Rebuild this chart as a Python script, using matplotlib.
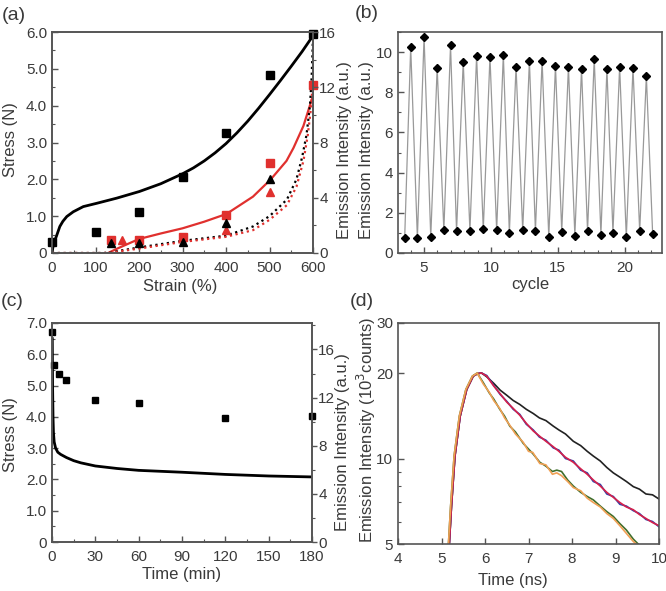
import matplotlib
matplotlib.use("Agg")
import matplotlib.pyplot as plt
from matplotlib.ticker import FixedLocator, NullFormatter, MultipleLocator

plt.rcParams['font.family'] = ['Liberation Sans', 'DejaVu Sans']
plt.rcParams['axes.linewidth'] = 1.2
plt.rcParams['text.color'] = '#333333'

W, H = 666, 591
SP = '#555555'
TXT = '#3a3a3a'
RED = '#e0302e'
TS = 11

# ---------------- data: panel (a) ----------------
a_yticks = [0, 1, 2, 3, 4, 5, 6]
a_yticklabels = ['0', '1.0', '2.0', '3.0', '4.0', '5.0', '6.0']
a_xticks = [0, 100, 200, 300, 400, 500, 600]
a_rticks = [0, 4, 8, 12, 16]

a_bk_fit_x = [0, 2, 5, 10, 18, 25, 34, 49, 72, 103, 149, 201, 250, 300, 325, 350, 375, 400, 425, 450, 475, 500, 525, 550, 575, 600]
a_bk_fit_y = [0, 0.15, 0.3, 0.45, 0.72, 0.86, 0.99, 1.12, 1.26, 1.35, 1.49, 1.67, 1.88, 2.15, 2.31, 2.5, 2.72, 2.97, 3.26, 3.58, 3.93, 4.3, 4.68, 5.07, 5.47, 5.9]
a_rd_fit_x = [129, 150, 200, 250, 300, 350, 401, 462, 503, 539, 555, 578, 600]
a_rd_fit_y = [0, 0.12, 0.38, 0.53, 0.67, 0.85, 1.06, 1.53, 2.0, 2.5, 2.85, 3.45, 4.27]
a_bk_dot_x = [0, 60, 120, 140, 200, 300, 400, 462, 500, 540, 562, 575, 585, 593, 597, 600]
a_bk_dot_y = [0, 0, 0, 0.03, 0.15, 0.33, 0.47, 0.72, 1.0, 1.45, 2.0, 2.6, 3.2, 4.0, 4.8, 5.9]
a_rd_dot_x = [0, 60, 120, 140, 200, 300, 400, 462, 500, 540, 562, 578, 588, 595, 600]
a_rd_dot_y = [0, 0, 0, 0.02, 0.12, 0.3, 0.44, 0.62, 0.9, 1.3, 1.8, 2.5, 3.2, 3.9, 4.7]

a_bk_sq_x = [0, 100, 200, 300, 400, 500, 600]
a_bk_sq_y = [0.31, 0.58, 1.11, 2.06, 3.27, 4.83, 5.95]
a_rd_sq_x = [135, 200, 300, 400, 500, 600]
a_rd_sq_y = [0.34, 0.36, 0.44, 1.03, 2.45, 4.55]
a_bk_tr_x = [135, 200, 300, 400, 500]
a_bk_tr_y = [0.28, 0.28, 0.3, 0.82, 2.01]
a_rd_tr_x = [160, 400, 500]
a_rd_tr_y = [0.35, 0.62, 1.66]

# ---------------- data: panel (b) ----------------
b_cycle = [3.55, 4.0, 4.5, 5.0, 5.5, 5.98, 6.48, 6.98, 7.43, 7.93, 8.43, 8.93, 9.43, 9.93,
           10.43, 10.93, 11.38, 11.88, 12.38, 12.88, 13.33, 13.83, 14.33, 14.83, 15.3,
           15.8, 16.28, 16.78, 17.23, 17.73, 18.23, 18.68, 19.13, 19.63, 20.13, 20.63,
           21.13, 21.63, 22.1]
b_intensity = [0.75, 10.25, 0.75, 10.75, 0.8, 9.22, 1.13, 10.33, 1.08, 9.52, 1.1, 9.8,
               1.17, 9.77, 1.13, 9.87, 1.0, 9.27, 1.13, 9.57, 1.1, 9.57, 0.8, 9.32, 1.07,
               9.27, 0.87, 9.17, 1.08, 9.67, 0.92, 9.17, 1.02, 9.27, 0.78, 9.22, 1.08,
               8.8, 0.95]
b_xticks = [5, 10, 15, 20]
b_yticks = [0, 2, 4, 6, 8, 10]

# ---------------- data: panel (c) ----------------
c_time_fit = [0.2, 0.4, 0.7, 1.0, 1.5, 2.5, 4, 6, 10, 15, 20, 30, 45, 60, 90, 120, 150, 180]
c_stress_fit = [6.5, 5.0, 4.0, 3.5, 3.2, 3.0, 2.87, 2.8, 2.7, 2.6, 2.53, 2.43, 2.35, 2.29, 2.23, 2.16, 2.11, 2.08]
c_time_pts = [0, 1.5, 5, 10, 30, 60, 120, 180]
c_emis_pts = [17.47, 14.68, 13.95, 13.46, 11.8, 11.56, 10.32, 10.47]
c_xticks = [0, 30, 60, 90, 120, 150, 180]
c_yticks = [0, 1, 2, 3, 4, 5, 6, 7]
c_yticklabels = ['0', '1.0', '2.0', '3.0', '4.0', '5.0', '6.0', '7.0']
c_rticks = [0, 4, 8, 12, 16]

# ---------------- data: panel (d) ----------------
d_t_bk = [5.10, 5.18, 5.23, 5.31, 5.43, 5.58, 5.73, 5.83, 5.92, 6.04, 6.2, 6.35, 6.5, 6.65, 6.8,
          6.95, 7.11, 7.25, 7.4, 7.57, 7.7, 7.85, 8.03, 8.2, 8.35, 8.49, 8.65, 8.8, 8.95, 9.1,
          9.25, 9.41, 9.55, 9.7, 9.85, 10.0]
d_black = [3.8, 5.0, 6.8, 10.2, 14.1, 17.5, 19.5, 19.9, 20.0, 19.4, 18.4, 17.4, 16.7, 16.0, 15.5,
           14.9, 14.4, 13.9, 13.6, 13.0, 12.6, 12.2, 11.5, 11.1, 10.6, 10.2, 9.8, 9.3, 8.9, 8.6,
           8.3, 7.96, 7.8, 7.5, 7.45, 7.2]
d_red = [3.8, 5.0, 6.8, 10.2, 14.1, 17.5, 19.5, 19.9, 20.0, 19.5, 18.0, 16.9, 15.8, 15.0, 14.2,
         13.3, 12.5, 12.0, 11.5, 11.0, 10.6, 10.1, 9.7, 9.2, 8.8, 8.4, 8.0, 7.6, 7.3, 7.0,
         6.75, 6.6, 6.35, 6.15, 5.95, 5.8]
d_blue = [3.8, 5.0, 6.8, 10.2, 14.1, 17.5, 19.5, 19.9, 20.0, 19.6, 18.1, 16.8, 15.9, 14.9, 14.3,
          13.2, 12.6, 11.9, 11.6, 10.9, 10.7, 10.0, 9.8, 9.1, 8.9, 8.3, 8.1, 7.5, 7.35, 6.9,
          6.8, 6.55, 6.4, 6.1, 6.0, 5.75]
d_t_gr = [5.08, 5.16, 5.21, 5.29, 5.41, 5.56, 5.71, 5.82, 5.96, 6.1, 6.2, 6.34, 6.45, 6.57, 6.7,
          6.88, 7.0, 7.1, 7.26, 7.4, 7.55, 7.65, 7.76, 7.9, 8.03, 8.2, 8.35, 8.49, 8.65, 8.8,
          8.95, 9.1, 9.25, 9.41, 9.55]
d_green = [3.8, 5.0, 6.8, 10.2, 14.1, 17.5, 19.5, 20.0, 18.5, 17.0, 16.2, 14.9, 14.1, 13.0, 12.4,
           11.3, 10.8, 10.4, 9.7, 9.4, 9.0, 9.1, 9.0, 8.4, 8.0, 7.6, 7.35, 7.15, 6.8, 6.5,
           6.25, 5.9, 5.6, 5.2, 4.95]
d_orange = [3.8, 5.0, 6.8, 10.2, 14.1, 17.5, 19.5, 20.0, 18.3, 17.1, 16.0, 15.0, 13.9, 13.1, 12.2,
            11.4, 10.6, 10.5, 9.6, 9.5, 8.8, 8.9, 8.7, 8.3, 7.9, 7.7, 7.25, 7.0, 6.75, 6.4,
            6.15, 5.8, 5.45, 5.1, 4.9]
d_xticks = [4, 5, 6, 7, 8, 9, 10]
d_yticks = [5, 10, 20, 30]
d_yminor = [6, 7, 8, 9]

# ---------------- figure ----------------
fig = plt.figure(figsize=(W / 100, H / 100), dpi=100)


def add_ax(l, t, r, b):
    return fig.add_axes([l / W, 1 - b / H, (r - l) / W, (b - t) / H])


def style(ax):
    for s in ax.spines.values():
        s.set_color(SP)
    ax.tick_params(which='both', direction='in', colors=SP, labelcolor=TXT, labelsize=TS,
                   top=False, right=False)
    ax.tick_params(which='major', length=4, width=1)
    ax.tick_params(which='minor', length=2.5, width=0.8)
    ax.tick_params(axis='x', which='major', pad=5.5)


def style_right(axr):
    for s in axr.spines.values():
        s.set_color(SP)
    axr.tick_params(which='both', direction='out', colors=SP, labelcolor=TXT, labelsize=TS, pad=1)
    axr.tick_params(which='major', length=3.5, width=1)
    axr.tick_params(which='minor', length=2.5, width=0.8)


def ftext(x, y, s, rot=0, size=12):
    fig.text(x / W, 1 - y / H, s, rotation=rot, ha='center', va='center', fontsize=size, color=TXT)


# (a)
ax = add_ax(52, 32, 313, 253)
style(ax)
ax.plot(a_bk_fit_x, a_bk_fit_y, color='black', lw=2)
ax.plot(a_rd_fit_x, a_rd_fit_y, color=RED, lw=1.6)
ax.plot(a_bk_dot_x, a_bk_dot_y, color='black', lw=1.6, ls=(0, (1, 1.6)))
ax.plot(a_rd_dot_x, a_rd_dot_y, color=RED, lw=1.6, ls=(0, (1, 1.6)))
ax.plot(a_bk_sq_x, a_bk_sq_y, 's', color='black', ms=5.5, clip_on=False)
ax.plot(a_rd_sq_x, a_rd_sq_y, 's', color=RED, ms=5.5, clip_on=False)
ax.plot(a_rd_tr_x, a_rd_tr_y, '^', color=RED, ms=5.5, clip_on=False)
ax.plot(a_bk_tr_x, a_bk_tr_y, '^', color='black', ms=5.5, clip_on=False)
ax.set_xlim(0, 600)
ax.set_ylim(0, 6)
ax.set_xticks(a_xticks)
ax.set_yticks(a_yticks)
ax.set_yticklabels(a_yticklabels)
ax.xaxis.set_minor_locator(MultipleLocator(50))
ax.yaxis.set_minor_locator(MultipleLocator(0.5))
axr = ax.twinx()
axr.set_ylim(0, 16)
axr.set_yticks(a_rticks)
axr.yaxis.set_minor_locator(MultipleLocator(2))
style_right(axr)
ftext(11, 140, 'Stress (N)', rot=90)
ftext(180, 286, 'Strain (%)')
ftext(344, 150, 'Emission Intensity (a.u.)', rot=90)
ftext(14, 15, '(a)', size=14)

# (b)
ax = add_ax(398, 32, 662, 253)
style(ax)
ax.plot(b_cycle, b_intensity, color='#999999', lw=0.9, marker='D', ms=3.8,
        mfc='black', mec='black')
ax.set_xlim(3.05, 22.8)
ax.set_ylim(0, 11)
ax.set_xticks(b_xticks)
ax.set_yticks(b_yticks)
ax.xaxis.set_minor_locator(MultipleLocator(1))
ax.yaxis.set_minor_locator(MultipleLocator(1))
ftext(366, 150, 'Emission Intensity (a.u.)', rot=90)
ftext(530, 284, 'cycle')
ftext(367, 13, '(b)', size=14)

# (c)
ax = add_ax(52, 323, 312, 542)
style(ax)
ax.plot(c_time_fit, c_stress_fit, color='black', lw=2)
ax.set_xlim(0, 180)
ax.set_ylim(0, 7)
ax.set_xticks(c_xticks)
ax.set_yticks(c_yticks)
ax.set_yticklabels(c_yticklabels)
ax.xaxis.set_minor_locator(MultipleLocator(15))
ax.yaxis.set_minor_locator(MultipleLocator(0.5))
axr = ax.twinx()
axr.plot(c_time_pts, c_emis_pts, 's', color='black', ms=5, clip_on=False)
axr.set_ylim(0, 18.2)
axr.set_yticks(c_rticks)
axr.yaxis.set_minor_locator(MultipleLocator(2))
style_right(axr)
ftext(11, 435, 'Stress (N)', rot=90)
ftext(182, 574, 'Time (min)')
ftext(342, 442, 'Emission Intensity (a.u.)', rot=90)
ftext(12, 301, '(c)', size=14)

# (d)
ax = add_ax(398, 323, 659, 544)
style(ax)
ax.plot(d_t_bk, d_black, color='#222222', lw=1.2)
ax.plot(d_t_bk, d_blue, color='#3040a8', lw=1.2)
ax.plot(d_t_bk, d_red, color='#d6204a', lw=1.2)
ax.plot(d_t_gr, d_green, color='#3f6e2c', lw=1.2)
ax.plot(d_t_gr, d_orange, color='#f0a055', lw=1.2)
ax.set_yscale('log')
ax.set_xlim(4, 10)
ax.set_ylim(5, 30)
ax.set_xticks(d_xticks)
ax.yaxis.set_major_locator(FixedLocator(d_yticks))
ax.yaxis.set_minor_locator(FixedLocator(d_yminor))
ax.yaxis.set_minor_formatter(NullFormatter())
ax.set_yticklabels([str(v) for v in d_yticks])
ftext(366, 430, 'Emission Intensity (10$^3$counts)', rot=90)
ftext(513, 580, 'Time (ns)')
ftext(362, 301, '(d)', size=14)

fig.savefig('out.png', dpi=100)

● ● ● ● ●

What is asked
Repeat, word for word and with no pictures, only the lines running from the beginning of the data to the line that contains "a_rticks = [0, 4, 8, 12, 16]".

Result
Rebuild this chart as a Python script, using matplotlib.
import matplotlib
matplotlib.use("Agg")
import matplotlib.pyplot as plt
from matplotlib.ticker import FixedLocator, NullFormatter, MultipleLocator

plt.rcParams['font.family'] = ['Liberation Sans', 'DejaVu Sans']
plt.rcParams['axes.linewidth'] = 1.2
plt.rcParams['text.color'] = '#333333'

W, H = 666, 591
SP = '#555555'
TXT = '#3a3a3a'
RED = '#e0302e'
TS = 11

# ---------------- data: panel (a) ----------------
a_yticks = [0, 1, 2, 3, 4, 5, 6]
a_yticklabels = ['0', '1.0', '2.0', '3.0', '4.0', '5.0', '6.0']
a_xticks = [0, 100, 200, 300, 400, 500, 600]
a_rticks = [0, 4, 8, 12, 16]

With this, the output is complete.